# 利用中文微博評價資料進行Bert微調


In [None]:
! pip install transformers datasets
! pip install evaluate

## 下載微博評價資料

In [None]:
!wget https://github.com/shhuangmust/AI/raw/refs/heads/113-1/weibo_senti_100k.csv

## 讀取Weibo資料集
- 共有119988筆資料

In [None]:
from datasets import load_dataset, DatasetDict

ds = load_dataset("csv", data_files="weibo_senti_100k.csv")
print(ds)

## 分割資料集
- 80%訓練(train)資料
- 10%測試(test)資料
- 10%驗證(valid)資料


In [None]:
train_testvalid = ds['train'].train_test_split(test_size=0.2)
test_valid = train_testvalid['test'].train_test_split(test_size=0.5)
dataset = DatasetDict({
    'train': train_testvalid['train'],
    'test': test_valid['test'],
    'valid': test_valid['train']})


## 進行分詞

In [None]:
from transformers import AutoTokenizer

tokenizer = AutoTokenizer.from_pretrained("google-bert/bert-base-chinese")

def tokenize_function(examples):
    return tokenizer(examples["review"], padding="max_length", truncation=True)

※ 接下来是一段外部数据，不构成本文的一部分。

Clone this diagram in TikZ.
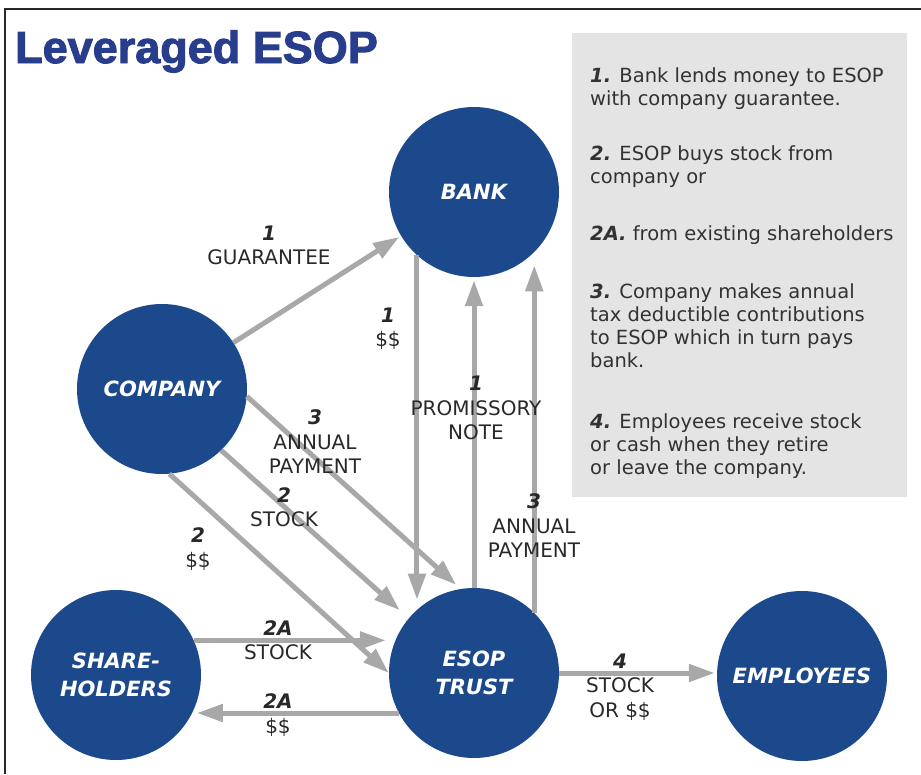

tokenized_datasets = dataset.map(tokenize_function, batched=True)

## 為簡化訓練，挑選10000筆作為訓練與測試資料

In [None]:
small_train_dataset = tokenized_datasets["train"].shuffle(seed=42).select(range(10000))
small_eval_dataset = tokenized_datasets["test"].shuffle(seed=42).select(range(10000))
print(small_train_dataset)
print(small_eval_dataset)

## 列印一筆資料出來看

In [None]:
tokenized_datasets["train"][100]

## 本次微調需要得到正面/負面的判斷結果，因此挑選AutoModelForSequenceClassification
- 輸出結果為正面/負面，因此num_labels=2

In [None]:
from transformers import AutoModelForSequenceClassification

model = AutoModelForSequenceClassification.from_pretrained("google-bert/bert-base-chinese", num_labels=2)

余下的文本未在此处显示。